**REQUEST**
In the listing that follows, retype every line from the first through the one containing "plt.rcParams['mathtext.bf'] = 'Liberation". Pictures are to be left out.

################

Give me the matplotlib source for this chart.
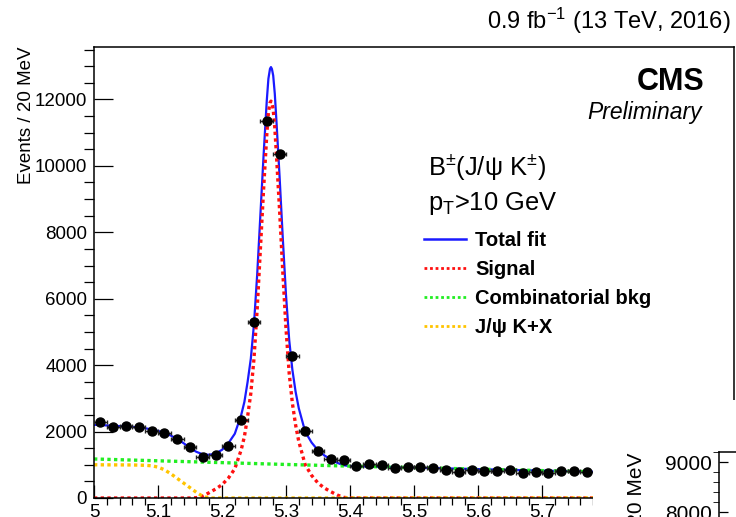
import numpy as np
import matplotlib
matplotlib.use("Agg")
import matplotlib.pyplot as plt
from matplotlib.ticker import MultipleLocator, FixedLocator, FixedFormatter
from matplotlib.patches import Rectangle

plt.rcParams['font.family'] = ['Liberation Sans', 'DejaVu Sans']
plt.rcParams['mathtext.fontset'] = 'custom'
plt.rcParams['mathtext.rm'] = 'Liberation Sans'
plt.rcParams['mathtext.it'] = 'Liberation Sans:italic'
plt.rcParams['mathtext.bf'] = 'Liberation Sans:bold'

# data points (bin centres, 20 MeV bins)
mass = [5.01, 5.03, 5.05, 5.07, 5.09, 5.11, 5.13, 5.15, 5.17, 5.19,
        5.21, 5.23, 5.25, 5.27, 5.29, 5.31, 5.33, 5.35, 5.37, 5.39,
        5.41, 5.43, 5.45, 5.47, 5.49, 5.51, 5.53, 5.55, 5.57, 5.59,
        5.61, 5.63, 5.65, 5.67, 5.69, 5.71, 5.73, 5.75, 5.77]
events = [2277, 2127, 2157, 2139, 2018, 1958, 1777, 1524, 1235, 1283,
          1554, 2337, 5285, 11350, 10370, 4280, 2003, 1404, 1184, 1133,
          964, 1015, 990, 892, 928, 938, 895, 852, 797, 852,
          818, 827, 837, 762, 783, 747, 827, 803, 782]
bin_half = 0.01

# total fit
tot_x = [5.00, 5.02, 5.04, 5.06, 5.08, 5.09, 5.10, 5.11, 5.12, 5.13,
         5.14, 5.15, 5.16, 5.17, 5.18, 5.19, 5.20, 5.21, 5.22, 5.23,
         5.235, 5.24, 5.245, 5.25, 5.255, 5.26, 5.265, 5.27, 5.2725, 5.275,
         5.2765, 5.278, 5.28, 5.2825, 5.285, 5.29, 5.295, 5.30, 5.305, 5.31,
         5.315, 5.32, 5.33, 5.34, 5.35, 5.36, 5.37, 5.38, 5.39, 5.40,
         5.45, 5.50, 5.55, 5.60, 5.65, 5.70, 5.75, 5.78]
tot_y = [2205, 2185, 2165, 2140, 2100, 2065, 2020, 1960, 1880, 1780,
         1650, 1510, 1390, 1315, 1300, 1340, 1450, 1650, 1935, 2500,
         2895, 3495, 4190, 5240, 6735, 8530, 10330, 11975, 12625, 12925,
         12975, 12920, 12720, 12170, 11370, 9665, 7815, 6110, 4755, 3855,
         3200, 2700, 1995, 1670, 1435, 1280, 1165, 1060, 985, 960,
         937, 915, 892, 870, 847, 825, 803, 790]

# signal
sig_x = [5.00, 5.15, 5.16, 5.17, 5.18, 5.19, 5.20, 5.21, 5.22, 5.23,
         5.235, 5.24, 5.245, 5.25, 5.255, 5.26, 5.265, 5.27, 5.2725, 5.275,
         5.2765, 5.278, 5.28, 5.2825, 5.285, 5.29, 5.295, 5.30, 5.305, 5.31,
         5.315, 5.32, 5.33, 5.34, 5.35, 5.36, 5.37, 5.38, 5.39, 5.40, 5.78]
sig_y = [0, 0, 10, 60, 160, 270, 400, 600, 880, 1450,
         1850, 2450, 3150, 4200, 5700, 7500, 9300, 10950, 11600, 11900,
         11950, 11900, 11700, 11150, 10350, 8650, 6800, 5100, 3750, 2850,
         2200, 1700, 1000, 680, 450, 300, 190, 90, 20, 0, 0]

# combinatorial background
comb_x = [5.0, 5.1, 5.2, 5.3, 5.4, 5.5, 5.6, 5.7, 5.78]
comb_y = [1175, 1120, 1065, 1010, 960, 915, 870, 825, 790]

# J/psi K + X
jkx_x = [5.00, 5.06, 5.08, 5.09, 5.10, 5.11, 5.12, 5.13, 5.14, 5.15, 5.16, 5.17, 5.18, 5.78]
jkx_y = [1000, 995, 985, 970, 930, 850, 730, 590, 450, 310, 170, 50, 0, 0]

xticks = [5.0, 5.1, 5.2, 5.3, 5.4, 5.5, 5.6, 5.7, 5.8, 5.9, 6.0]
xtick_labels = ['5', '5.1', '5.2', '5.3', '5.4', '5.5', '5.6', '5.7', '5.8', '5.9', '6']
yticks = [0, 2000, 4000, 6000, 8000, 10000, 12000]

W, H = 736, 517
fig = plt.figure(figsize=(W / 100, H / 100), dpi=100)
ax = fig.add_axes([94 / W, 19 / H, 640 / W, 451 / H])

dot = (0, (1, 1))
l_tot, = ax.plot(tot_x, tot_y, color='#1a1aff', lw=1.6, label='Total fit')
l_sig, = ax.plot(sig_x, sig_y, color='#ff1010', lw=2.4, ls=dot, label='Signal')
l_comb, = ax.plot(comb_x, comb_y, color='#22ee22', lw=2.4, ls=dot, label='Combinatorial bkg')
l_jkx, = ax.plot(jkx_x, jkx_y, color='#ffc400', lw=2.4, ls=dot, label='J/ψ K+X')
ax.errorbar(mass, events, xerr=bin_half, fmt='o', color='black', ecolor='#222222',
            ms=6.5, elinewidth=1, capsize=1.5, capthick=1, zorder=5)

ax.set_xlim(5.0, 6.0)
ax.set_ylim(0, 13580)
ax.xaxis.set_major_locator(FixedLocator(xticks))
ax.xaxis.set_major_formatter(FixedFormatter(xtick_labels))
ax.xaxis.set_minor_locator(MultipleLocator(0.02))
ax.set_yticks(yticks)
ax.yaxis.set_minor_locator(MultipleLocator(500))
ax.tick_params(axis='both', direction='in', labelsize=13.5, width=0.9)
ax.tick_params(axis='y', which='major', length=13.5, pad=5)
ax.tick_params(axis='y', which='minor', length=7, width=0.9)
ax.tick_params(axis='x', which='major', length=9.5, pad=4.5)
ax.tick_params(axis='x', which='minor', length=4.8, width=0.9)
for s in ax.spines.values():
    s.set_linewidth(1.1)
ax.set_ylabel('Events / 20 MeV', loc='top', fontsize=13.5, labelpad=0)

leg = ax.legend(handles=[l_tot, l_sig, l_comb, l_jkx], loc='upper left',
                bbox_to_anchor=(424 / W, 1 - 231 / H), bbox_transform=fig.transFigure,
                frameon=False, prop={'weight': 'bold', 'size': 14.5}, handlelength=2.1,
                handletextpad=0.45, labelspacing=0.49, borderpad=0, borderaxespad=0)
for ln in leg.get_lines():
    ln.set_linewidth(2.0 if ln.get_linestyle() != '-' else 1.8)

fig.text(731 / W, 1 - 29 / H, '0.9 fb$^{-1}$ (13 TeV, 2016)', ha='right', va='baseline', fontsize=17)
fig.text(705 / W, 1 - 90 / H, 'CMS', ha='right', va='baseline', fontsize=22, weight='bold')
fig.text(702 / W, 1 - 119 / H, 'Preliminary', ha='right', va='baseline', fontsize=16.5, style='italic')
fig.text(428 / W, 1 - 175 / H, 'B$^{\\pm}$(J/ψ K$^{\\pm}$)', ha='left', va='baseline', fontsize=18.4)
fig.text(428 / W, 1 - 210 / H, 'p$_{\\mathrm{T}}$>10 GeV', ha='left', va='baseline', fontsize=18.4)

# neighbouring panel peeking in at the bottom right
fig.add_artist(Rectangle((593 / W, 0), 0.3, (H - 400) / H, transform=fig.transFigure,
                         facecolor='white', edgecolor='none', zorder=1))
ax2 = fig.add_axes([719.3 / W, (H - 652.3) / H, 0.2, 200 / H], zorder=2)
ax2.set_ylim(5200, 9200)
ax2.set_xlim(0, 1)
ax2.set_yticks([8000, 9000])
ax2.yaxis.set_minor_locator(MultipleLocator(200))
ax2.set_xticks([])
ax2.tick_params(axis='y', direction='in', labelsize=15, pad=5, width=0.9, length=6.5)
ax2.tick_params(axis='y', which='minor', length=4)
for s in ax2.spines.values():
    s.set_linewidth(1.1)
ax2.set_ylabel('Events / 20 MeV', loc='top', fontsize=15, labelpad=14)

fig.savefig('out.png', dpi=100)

################

**COMPLETED EXERCISE**
Give me the matplotlib source for this chart.
import numpy as np
import matplotlib
matplotlib.use("Agg")
import matplotlib.pyplot as plt
from matplotlib.ticker import MultipleLocator, FixedLocator, FixedFormatter
from matplotlib.patches import Rectangle

plt.rcParams['font.family'] = ['Liberation Sans', 'DejaVu Sans']
plt.rcParams['mathtext.fontset'] = 'custom'
plt.rcParams['mathtext.rm'] = 'Liberation Sans'
plt.rcParams['mathtext.it'] = 'Liberation Sans:italic'
plt.rcParams['mathtext.bf'] = 'Liberation Sans:bold'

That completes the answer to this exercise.